They are deep frying BUTTER at the Iowa State Fair!  Whole sticks!  Paula Dean would go nuts!


----------



## Snip 13 (Aug 15, 2011)

Dawgluver said:


> They are deep frying BUTTER at the Iowa State Fair!  Whole sticks!  Paula Dean would go nuts!



Do they use it for something or eat it as is? That's just wrong


----------



## Timothy (Aug 15, 2011)

Dawgluver said:


> They are deep frying BUTTER at the Iowa State Fair! Whole sticks! Paula Dean would go nuts!


 
They should serve it with a gun. Fast, slow, either will getcha.


----------



## i Love food (Aug 15, 2011)

I once fried paula deen's recipe: fried butter balls. The recipe says that cream the butter and cream cheese and add salt and pepper i added salt too much and it ended up salty 

thank you


----------



## Bolas De Fraile (Aug 15, 2011)

i Love food said:


> I once fried paula deen's recipe: fried butter balls. The recipe says that cream the butter and cream cheese and add salt and pepper i added salt too much and it ended up salty
> 
> thank you


Thats a pity, was it to salty to eat?


----------



## Dawgluver (Aug 15, 2011)

Snip 13 said:
			
		

> Do they use it for something or eat it as is? That's just wrong



I think it's on a stick, and they eat it as is.  Can you imagine?  A friend posted a pic of the fair stand on her FB page, and a local news program showed a guy frying it.


----------



## Timothy (Aug 15, 2011)

Dawgluver said:


> I think it's on a stick, and they eat it as is. Can you imagine?


 
I guess if the ratio of breading to butter was right, I could eat it. It would have to be tiny butter ball and large coating of breading. A mouthful of butter would gag me.


----------



## PrincessFiona60 (Aug 15, 2011)

I think Timothy, Chef Munky, Andy M. and I should be the judges giving out points for Best Heart Attack of 2011.  Are we getting points for funniest?


----------



## Dawgluver (Aug 15, 2011)

PrincessFiona60 said:
			
		

> I think Timothy, Chef Munky, Andy M. and I should be the judges giving out points for Best Heart Attack of 2011.  Are we getting points for funniest?



Yikes!  Heart attacks all around???


----------



## PrincessFiona60 (Aug 15, 2011)

Dawgluver said:


> Yikes!  Heart attacks all around???



We just know the most about it.


----------



## Dawgluver (Aug 15, 2011)

PrincessFiona60 said:
			
		

> We just know the most about it.



Phew.


----------



## PrincessFiona60 (Aug 15, 2011)

Dawgluver said:


> Phew.



But, I foresee many coming to pass if everyone starts eating deep fried bacon and butter.


----------



## Timothy (Aug 15, 2011)

PrincessFiona60 said:


> But, I foresee many coming to pass if everyone starts eating deep fried bacon and butter.


 
Let's see if I remember the lines I used to say....

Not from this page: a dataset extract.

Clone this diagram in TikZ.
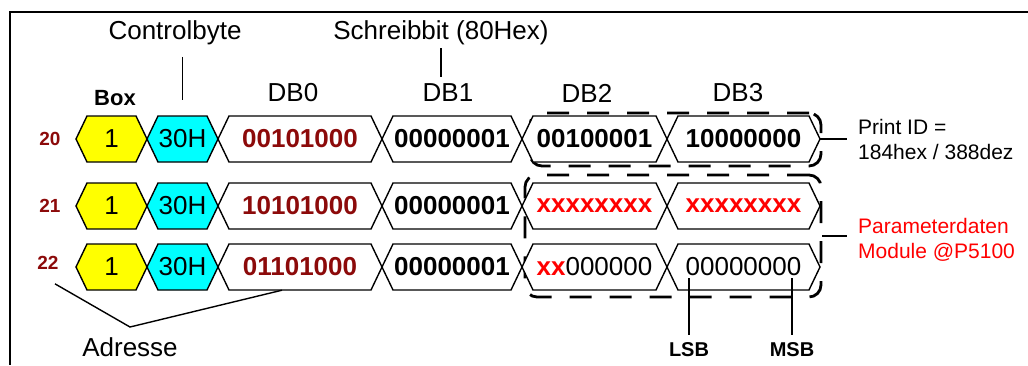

1. The Doctor says my cholesterol is just fine.

2. I've eaten this way all my life so far and had no problems.

3. I eat lots of healthy stuff too.

4. I'm not eating like a damn rabbit.

5. There isn't any history of heart problems in my family.

6. If it kills me, I don't really care. I'm living the way I want to!


----------



## PrincessFiona60 (Aug 15, 2011)

Timothy said:


> Let's see if I remember the lines I used to say....
> 
> 1. The Doctor says my cholesterol is just fine.
> 
> ...



7. My Great Grandmother died at 104 eating like this.


----------



## Timothy (Aug 15, 2011)

PrincessFiona60 said:


> 7. My Great Grandmother died at 104 eating like this.


 
8. AND she smoked 4 packs a day for 60 years!


----------



## Dawgluver (Aug 15, 2011)

Timothy said:
			
		

> 8. AND she smoked 4 packs a day for 60 years!



Shoot!  You mean I'll have to stop doing all that?


----------



## PrincessFiona60 (Aug 15, 2011)

Timothy said:


> 8. AND she smoked 4 packs a day for 60 years!



How did you know???


----------



## Timothy (Aug 15, 2011)

Dawgluver said:


> Shoot! You mean I'll have to stop doing all that?


 
It's either that or we install da zippa!


----------



## Dawgluver (Aug 15, 2011)

Timothy said:
			
		

> It's either that or we install da zippa!



YKK?  (most popular zipper). Oh, wait, not medical grade.


----------